Controlling Creeping Charlie
This is the best time of year to rid your lawn of this invasive ground ivy. Apply a broadleaf herbicide product containing 2,4-D or triclopyr to ground ivy infested areas. 2,4-D is an active ingredient in many broadleaf herbicide products. Triclopyr can be found in Ortho Weed-B-Gon Chickweed, Clover, and Oxalis Killer for Lawns and a few other products. Herbicide applications should be made between mid-September and Nov. 1.Two applications are most effective. The second application should be made 28 days after the first.

Storing Cannas and Dahlias
Cannas are the easier of the two to overwinter. The most critical factor in the success or failure of storing canna rhizomes is moisture. If they are packed while still moist or wet to the touch, they will rot. Therefore it is best to lift the rhizomes and place in a well-ventilated location to dry for a couple days. Then find a paper sack, box or bucket and place the clumps inside. Store the cannas in a cool (40 to 50 F), dark location and keep them there until danger of frost has passed in the spring.  Check the containers periodically to ensure rot has not started.

Dahlias need a little more attention. After a killing frost has destroyed the above ground foliage, remove the above ground parts and leave the tuberous roots sit in the ground for 1 to 2 weeks. This gives the roots a chance to cure before their removal from the soil. If the cultivar name is important, write the name of each plant on a tag or label before digging the dahlias. They all look similar after being dug.

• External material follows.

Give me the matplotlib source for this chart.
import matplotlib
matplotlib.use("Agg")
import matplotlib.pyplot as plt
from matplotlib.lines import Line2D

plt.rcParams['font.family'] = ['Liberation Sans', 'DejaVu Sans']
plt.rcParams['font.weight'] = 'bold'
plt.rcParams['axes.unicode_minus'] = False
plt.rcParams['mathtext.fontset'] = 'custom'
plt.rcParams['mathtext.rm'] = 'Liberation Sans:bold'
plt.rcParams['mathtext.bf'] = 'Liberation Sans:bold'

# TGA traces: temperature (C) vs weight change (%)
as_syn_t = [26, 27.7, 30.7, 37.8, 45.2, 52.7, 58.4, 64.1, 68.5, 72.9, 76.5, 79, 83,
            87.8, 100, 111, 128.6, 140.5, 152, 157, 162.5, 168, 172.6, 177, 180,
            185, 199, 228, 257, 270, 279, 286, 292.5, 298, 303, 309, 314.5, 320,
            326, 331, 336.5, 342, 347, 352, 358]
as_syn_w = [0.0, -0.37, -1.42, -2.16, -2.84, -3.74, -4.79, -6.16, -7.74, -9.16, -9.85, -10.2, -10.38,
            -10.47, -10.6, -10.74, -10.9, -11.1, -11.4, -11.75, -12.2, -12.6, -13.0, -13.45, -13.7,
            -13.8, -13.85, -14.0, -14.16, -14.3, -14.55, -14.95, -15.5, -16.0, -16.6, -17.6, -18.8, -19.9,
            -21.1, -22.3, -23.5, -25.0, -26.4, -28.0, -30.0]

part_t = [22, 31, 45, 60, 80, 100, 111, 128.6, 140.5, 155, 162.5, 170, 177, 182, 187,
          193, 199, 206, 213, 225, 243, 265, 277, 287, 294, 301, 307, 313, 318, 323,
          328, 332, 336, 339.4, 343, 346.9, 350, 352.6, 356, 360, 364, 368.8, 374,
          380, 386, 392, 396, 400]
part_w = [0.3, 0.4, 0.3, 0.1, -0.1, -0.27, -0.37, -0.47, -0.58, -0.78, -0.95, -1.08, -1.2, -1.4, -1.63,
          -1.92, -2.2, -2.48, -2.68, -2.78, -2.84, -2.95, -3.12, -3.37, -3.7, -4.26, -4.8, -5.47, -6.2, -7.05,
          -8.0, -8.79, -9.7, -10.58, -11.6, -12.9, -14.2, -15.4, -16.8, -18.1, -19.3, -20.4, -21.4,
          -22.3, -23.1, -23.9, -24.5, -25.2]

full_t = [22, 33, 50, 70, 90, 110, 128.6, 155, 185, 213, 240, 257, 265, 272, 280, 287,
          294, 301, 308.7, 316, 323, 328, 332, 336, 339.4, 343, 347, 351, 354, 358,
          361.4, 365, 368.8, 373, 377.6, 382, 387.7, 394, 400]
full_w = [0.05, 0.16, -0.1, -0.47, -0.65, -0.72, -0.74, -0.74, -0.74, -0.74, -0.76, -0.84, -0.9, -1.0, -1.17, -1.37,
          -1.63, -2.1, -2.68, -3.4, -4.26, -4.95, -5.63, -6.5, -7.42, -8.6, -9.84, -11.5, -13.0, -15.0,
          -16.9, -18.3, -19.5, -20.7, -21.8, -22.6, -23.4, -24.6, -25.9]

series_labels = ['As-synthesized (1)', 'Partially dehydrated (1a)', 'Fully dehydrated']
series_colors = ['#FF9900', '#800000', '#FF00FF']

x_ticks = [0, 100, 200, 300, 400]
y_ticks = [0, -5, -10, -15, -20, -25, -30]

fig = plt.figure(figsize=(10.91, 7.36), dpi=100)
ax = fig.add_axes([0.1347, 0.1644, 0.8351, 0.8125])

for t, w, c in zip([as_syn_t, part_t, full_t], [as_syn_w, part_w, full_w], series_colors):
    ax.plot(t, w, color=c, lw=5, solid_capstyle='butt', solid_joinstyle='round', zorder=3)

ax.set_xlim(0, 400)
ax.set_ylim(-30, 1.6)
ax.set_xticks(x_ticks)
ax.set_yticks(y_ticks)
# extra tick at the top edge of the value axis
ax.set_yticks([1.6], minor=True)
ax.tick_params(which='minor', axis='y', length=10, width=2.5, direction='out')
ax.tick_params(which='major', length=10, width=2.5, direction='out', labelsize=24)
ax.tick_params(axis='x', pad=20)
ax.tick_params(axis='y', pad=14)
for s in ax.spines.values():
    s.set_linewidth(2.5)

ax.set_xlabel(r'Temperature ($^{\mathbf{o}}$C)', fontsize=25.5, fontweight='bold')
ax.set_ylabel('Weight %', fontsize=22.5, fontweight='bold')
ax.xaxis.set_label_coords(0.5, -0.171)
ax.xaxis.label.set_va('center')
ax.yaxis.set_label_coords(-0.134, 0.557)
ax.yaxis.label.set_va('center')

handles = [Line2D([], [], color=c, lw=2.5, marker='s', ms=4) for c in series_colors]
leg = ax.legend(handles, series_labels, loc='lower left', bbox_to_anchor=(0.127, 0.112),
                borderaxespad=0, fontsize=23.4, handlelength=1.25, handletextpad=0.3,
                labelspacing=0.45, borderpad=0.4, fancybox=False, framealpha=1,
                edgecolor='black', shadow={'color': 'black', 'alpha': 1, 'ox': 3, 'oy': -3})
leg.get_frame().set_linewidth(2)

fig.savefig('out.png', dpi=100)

Using a spade or potato fork, carefully lift each clump out of the ground and immediately attach its identification tag to one of the tubers. Next, wash off as much of the soil as possible. Allow the tubers to dry to the touch (usually one or two days), and then cut the stems back to the crown.  Place the tubers upside down and cover with vermiculite, peat moss, wood shavings or sand and store in a cool and dark location.